1.8.1. L'incorporation sémantique

En ce qui concerne l'aspect sémantique de l'incorporation, il se manifeste de manière suivante: quand un verbe a un sens général et imprécis, l'énonciateur peut se servir d'un des constituants nominaux de la phrase pour apporter une précision sur le sens du verbe. A partir de là, le procès exprimé par le verbe ne s'applique qu'au domaine désigné par le substantif. Plus le sens du verbe est imprécis au départ, plus la présence du substantif devient indispensable.

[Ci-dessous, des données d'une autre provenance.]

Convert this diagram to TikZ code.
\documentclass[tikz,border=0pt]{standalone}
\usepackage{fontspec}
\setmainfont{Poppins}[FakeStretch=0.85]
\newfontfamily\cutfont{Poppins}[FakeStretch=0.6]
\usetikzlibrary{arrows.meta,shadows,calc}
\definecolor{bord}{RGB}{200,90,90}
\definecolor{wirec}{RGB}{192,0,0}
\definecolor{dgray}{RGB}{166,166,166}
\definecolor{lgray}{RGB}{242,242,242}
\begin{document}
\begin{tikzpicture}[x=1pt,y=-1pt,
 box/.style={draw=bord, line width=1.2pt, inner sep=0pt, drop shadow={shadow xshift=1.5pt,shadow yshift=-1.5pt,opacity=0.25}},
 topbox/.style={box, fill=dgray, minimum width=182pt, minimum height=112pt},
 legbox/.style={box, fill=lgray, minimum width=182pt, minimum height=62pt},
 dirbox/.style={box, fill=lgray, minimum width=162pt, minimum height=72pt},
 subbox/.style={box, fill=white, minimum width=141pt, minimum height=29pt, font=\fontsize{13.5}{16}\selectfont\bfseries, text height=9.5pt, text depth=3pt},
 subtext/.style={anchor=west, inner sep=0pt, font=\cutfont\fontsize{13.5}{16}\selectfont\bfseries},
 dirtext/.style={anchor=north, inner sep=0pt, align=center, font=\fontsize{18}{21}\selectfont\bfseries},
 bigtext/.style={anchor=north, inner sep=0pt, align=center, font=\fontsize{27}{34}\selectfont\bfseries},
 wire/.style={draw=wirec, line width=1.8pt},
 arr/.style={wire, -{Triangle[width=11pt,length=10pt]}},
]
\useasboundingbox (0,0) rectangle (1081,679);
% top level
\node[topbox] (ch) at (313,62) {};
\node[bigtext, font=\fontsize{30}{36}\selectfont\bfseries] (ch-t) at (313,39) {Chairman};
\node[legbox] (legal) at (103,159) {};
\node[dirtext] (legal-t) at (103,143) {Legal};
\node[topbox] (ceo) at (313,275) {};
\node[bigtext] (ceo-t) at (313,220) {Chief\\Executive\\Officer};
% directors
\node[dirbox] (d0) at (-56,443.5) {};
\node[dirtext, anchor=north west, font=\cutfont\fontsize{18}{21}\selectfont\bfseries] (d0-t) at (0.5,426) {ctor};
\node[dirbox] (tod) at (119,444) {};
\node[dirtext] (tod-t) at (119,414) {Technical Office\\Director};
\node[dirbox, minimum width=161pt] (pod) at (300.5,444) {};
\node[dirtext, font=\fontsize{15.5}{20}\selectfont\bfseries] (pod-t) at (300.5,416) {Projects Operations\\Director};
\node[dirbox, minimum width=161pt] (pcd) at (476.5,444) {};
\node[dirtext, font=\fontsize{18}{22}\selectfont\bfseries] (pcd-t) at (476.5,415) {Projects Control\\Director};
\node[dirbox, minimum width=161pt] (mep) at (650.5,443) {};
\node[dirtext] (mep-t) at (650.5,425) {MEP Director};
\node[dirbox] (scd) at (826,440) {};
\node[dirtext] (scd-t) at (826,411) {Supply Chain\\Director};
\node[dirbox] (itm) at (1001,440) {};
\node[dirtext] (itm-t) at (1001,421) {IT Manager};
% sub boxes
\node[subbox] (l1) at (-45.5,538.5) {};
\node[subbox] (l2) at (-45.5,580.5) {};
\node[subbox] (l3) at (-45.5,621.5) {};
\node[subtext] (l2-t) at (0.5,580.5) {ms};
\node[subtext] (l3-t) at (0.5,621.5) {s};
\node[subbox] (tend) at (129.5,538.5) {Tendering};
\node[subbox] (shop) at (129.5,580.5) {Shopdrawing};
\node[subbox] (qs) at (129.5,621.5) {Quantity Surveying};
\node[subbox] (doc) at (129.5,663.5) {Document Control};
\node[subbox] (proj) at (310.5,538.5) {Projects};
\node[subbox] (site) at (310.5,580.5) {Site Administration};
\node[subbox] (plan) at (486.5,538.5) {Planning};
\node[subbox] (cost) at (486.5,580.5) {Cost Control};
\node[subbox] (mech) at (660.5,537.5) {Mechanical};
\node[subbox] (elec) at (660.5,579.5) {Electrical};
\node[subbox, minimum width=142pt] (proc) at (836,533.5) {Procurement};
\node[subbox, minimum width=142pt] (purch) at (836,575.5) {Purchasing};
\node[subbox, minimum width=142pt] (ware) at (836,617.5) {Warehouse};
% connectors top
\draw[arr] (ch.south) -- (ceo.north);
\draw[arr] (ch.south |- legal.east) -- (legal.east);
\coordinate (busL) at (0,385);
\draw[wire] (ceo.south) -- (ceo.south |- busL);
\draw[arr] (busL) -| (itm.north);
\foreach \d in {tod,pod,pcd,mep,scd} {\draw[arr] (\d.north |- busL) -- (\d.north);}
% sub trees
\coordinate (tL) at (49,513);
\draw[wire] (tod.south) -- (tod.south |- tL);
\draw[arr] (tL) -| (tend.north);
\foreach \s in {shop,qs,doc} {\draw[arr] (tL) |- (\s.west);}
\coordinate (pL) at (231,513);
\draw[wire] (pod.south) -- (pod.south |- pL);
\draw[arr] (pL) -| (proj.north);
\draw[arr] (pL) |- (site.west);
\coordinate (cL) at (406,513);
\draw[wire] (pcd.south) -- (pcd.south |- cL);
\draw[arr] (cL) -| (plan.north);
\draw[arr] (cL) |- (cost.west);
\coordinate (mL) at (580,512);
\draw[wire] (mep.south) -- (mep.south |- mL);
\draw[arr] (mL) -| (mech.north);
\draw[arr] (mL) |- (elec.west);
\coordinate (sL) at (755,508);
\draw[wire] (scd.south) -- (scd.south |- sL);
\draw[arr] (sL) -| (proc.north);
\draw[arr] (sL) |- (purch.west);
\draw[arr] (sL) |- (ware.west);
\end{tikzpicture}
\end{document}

Par exemple, le verbe "avoir" pris isolément n'évoque que très vaguement l'idée d'une possession quelconque, alors que "avoir soif" donne une idée bien précise du champ d'application de la "possession". Il nous semble que le rôle joué par le substantif français est, sémantiquement, équivalent du celui du substantif incorporé dans les langues incorporantes. C'est à ce stade que certains composés ainsi constitués, qui renvoient à un procès suffisamment employé dans la langue pour être digne d'avoir sa propre désignation, peuvent se lexicaliser et entrer dans le vocabulaire de la langue en question (cf. 1.3, M. Mithun, le type 1 de l'incorporation ou l'incorporation lexicale). Donc un composé peut se lexicaliser, se stabiliser dans la langue. Et c'est pour cette raison que nous les avons appelés des composés sémantiques: une fois formés, ils sont lexicalisés parce qu'ils sont les seuls à pouvoir apporter cette nuance sémantique dont la langue a besoin. La langue dullay présente ce type d'incorporation: " [...] in Dullay, NI [Noun Incorporation] is a basically semantic process, which is exploited only secondarily for pragmatic purposes." (Sasse, op. cit., p. 250). Il peut aussi arriver que l'incorporation soit employée pour créer du nouveau sens: le composé substantif-verbe peut renvoyer à un procès bien précis pour lequel la langue n'a pas d'autre verbe.